▶ [EXERCISE] Everything from the first line of the data through the line with "const yDomain = [1e-6, 3.02e-4];" is to be echoed exactly, minus the pictures.

= = = =

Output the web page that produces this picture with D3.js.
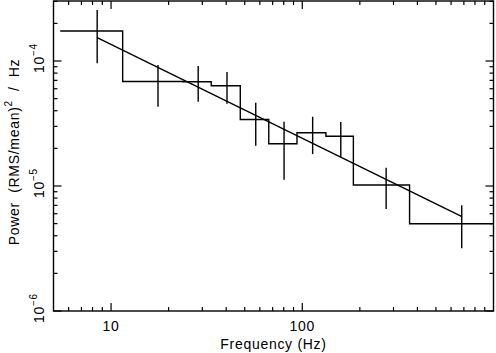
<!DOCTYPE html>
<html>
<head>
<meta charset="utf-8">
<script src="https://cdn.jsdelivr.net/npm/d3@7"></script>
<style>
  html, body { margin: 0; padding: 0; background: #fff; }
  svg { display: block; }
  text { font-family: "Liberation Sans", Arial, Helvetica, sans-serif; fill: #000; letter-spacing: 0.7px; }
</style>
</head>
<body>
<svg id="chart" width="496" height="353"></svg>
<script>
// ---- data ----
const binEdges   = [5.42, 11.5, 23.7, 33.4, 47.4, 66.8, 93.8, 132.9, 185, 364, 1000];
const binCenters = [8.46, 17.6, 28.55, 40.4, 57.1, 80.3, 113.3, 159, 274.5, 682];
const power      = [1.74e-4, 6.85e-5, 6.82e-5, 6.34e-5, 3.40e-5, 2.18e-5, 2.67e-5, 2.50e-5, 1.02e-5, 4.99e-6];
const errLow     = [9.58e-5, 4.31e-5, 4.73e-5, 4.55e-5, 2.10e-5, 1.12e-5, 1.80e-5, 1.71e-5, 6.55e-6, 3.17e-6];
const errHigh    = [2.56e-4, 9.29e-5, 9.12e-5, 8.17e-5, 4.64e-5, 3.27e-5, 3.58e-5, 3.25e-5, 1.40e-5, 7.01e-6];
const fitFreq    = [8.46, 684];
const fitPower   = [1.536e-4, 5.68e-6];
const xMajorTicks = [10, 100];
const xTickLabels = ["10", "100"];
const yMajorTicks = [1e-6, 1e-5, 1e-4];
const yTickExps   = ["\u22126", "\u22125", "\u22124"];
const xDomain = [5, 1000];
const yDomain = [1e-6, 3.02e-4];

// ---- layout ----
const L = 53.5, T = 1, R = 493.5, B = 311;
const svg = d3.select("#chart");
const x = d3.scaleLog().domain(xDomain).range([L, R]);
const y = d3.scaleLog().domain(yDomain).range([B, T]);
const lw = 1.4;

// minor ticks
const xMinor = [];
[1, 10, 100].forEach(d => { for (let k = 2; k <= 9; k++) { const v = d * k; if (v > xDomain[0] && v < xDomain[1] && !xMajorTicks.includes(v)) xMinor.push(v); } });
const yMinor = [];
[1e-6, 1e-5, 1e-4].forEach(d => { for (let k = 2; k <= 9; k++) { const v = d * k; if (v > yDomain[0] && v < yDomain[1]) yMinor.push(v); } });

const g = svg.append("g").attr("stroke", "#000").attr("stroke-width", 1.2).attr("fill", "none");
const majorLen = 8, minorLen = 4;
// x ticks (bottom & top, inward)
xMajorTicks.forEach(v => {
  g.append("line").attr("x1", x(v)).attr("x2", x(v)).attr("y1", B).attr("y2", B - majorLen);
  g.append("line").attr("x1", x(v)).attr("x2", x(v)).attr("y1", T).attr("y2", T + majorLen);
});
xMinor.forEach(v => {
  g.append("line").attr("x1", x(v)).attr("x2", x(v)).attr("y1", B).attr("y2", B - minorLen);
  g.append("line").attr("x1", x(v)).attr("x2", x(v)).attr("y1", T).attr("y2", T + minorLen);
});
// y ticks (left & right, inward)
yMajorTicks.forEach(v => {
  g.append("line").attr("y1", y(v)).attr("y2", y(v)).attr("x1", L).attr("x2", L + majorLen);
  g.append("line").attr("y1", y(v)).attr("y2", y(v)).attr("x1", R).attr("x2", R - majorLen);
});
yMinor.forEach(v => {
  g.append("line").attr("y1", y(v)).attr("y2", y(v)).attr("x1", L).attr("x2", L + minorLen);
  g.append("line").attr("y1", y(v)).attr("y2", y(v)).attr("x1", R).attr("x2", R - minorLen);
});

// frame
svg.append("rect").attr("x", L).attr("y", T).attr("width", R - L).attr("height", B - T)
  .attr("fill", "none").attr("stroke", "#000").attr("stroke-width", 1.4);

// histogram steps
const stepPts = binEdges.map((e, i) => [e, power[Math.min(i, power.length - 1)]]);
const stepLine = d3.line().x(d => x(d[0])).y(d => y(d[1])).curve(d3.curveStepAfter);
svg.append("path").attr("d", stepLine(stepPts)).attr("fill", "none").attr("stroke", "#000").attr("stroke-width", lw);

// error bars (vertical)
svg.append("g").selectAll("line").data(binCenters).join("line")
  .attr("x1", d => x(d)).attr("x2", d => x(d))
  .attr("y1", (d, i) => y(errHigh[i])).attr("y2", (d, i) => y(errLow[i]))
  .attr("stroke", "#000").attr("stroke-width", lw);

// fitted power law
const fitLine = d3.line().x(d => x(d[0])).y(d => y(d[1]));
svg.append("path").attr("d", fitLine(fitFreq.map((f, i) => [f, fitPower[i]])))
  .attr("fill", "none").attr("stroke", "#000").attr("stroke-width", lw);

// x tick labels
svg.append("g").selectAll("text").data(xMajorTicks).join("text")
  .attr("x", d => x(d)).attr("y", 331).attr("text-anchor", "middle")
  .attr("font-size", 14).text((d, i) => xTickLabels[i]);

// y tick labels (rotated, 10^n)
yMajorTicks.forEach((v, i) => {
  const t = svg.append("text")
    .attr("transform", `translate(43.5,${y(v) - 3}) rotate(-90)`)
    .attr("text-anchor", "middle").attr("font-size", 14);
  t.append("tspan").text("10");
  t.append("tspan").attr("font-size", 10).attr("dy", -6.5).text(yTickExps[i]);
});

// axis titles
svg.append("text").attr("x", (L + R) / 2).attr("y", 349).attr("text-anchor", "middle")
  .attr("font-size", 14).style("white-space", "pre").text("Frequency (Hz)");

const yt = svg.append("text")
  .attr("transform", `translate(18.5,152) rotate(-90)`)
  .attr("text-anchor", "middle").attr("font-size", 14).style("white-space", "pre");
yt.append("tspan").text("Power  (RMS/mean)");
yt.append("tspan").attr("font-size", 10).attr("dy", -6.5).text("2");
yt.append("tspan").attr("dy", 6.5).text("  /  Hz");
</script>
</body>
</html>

= = = =

▶ [OUTPUT BELOW]
Output the web page that produces this picture with D3.js.
<!DOCTYPE html>
<html>
<head>
<meta charset="utf-8">
<script src="https://cdn.jsdelivr.net/npm/d3@7"></script>
<style>
  html, body { margin: 0; padding: 0; background: #fff; }
  svg { display: block; }
  text { font-family: "Liberation Sans", Arial, Helvetica, sans-serif; fill: #000; letter-spacing: 0.7px; }
</style>
</head>
<body>
<svg id="chart" width="496" height="353"></svg>
<script>
// ---- data ----
const binEdges   = [5.42, 11.5, 23.7, 33.4, 47.4, 66.8, 93.8, 132.9, 185, 364, 1000];
const binCenters = [8.46, 17.6, 28.55, 40.4, 57.1, 80.3, 113.3, 159, 274.5, 682];
const power      = [1.74e-4, 6.85e-5, 6.82e-5, 6.34e-5, 3.40e-5, 2.18e-5, 2.67e-5, 2.50e-5, 1.02e-5, 4.99e-6];
const errLow     = [9.58e-5, 4.31e-5, 4.73e-5, 4.55e-5, 2.10e-5, 1.12e-5, 1.80e-5, 1.71e-5, 6.55e-6, 3.17e-6];
const errHigh    = [2.56e-4, 9.29e-5, 9.12e-5, 8.17e-5, 4.64e-5, 3.27e-5, 3.58e-5, 3.25e-5, 1.40e-5, 7.01e-6];
const fitFreq    = [8.46, 684];
const fitPower   = [1.536e-4, 5.68e-6];
const xMajorTicks = [10, 100];
const xTickLabels = ["10", "100"];
const yMajorTicks = [1e-6, 1e-5, 1e-4];
const yTickExps   = ["\u22126", "\u22125", "\u22124"];
const xDomain = [5, 1000];
const yDomain = [1e-6, 3.02e-4];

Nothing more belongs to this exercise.